AUDIO: LISTEN TO JORAN VAN DER SLOOT'S CONFESSION
"You have brutally murdered, in separate incidents, years apart, two young women who refused your sexual advances," Judge Anna Manasco told van der Sloot in court in 2023, referencing Flores' murder.
Manasco called the extortion and fraud charges "heinous" because the killer knew the information he was selling was a lie to make a profit.
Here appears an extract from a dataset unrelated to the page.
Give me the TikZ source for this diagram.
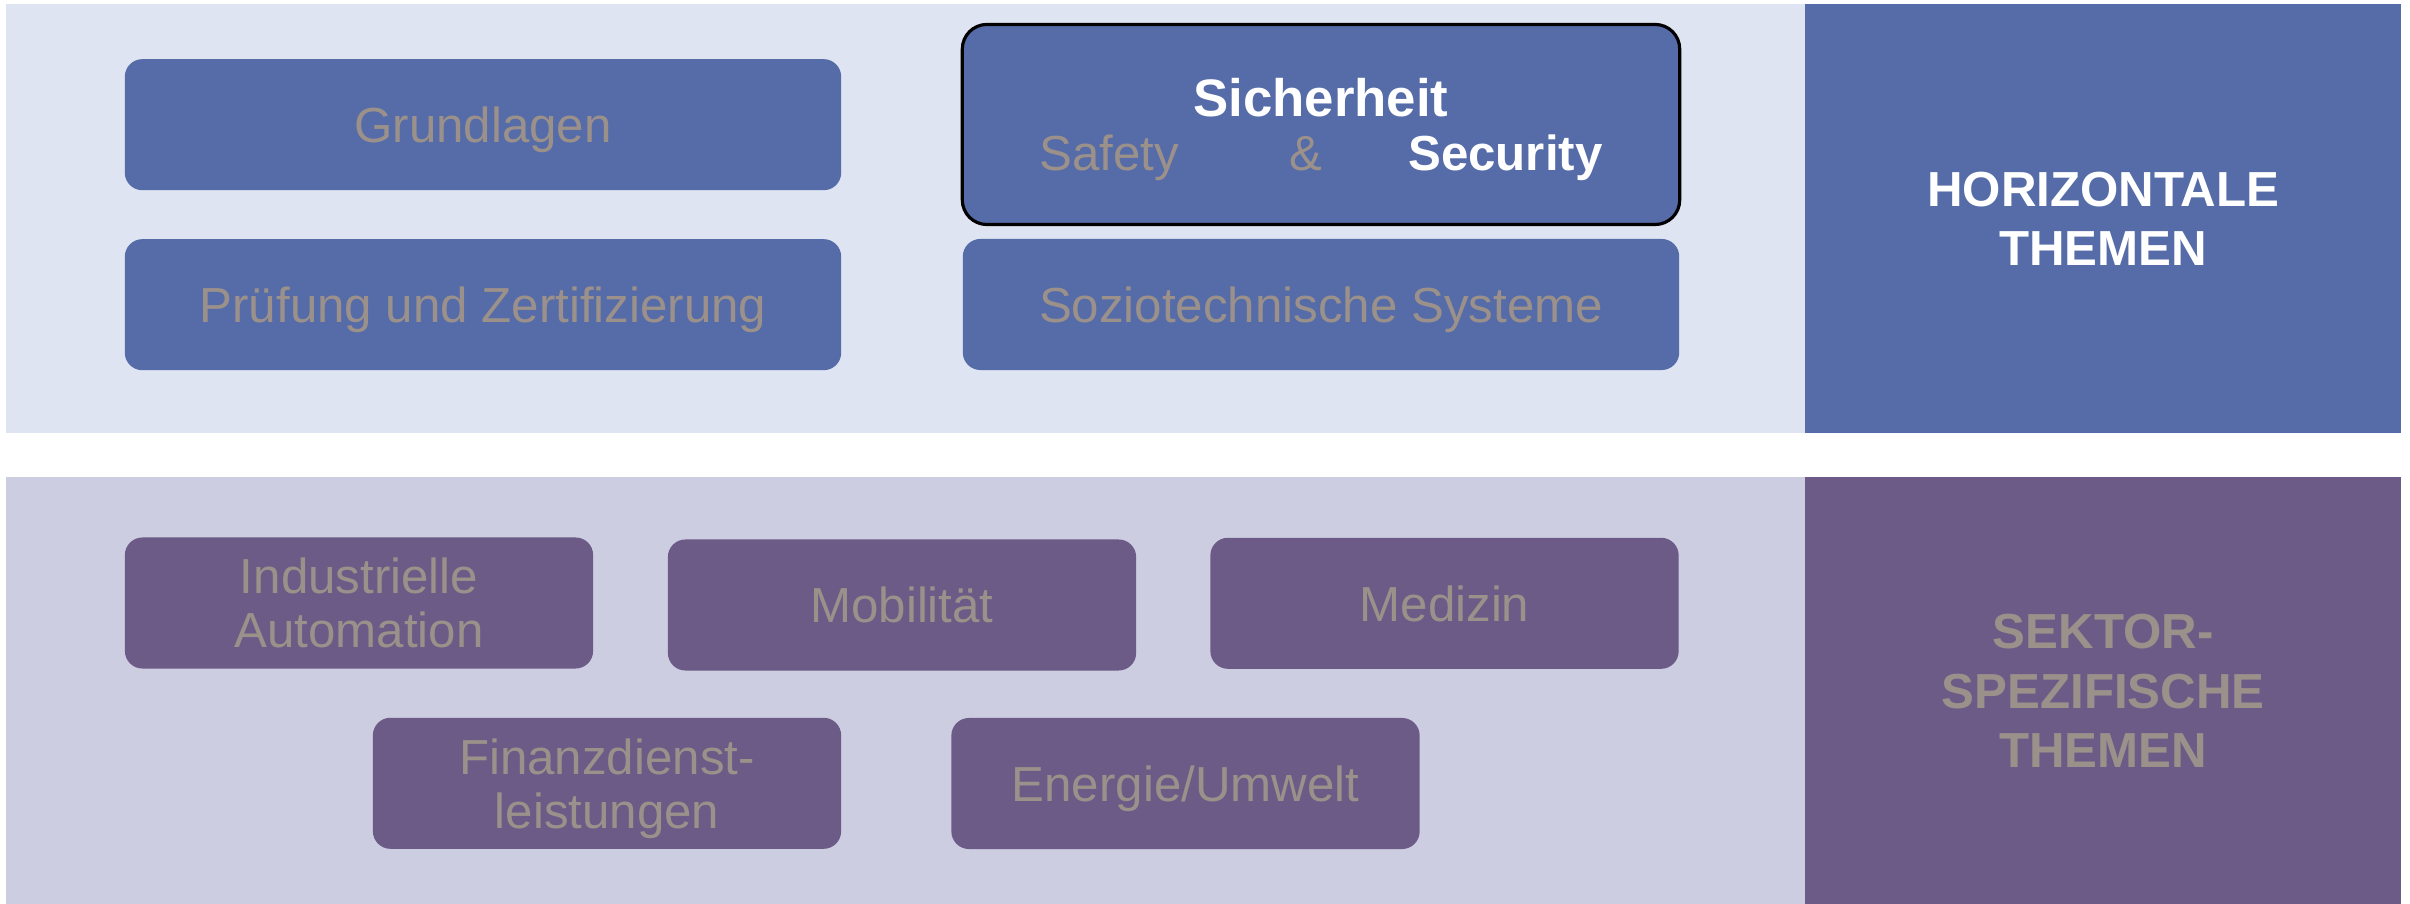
\documentclass[tikz,border=0pt]{standalone}
\usepackage{fontspec}
\setmainfont{Liberation Sans}
\definecolor{bandblue}{HTML}{DEE4F1}
\definecolor{boxblue}{HTML}{566CA8}
\definecolor{bandlilac}{HTML}{CCCDE1}
\definecolor{boxlilac}{HTML}{6C5B87}
\definecolor{labelgrey}{HTML}{9B918A}
\begin{document}
\begin{tikzpicture}[x=0.01cm, y=-0.01cm,
  every node/.style={inner sep=0pt, outer sep=0pt, text depth=0pt},
  band/.style={rectangle, anchor=north west},
  sidebox/.style={rectangle, anchor=north west, align=center,
    font=\fontsize{14}{16.9}\selectfont\bfseries},
  topic/.style={rectangle, rounded corners=5pt, align=center,
    minimum height=1.31cm, text=labelgrey,
    font=\fontsize{14}{15.4}\selectfont},
  wide/.style={topic, fill=boxblue, minimum width=7.16cm},
  sector/.style={topic, fill=boxlilac, minimum width=4.68cm}]
\useasboundingbox (0,0) rectangle (2410,904);

% horizontal topics
\node[band, fill=bandblue, minimum width=17.99cm, minimum height=4.29cm] (topband) at (6,4) {};
\node[sidebox, fill=boxblue, text=white, minimum width=5.96cm, minimum height=4.29cm] (horiz) at (1805,4) {HORIZONTALE\\THEMEN};

\node[wide] (grund) at (483,124.7) {Grundlagen};
\node[wide] (pruef) at (483,304.7) {Prüfung und Zertifizierung};
\node[topic, fill=boxblue, draw=black, line width=0.9pt, rounded corners=7pt,
  minimum width=7.17cm, minimum height=2.00cm] (sicher) at (1321,124.5)
  {{\fontsize{15}{15.4}\selectfont\bfseries\color{white}Sicherheit}\\
   Safety\hspace{31.3pt}\&\hspace{24.5pt}{\bfseries\color{white}Security}};
\node[wide] (sozio) at (1321,304.5) {Soziotechnische Systeme};

% sector-specific topics
\node[band, fill=bandlilac, minimum width=17.99cm, minimum height=4.28cm] (botband) at (6,476.7) {};
\node[sidebox, fill=boxlilac, text=labelgrey, minimum width=5.96cm, minimum height=4.28cm] (sektor) at (1805,476.7) {SEKTOR-\\SPEZIFISCHE\\THEMEN};

\node[sector] (indus) at (359,603) {Industrielle\\Automation};
\node[sector] (mobil) at (902,605) {Mobilität};
\node[sector] (medizin) at (1444.5,603.3) {Medizin};
\node[sector] (finanz) at (607,783.3) {Finanzdienst-\\leistungen};
\node[sector] (energie) at (1185.5,783.5) {Energie/Umwelt};
\end{tikzpicture}
\end{document}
However, as part of the deal, she said federal prosecutors have agreed not to use his confession against him for any other purposes.
"After 18 years, Natalee's case has been solved," Beth Holloway told reporters outside the courthouse immediately after van der Sloot's 2023 sentencing hearing in Holloway's death. "Joran van der Sloot is the killer."
"You are a killer, and I want you to remember that every time that jail door slams."
In a victim-impact statement during the hearing, Holloway's mother tore into van der Sloot, saying he taunted her family and caused indescribable pain before turning to him and saying, "You look like hell."
Ward told Fox News Digital this week that Beth Holloway feels "kind of satisfied with the fact that he is in prison, and now he's gotten jail time in the United States, which he's going to have to do concurrent to the charges in Peru of the 20 years in the United States in the federal penitentiary. "
The private investigator added that he continues to stay in touch with Dave Holloway to this day and that they have not reached "a finalization of what happened."
"Even though Joran van der Sloot confessed in 2023, we're not convinced that he was alone with what transpired with Natalee Halloway," Ward said. "But again, our conclusion, as of today, Dave Holloway and I are still looking and trying to gather information, which we believe that there's other people involved with Joran van der Sloot when she was on the beach in May 30, 2005."
Ward said he does not believe van der Sloot acted alone, and he is still working to determine if others were involved.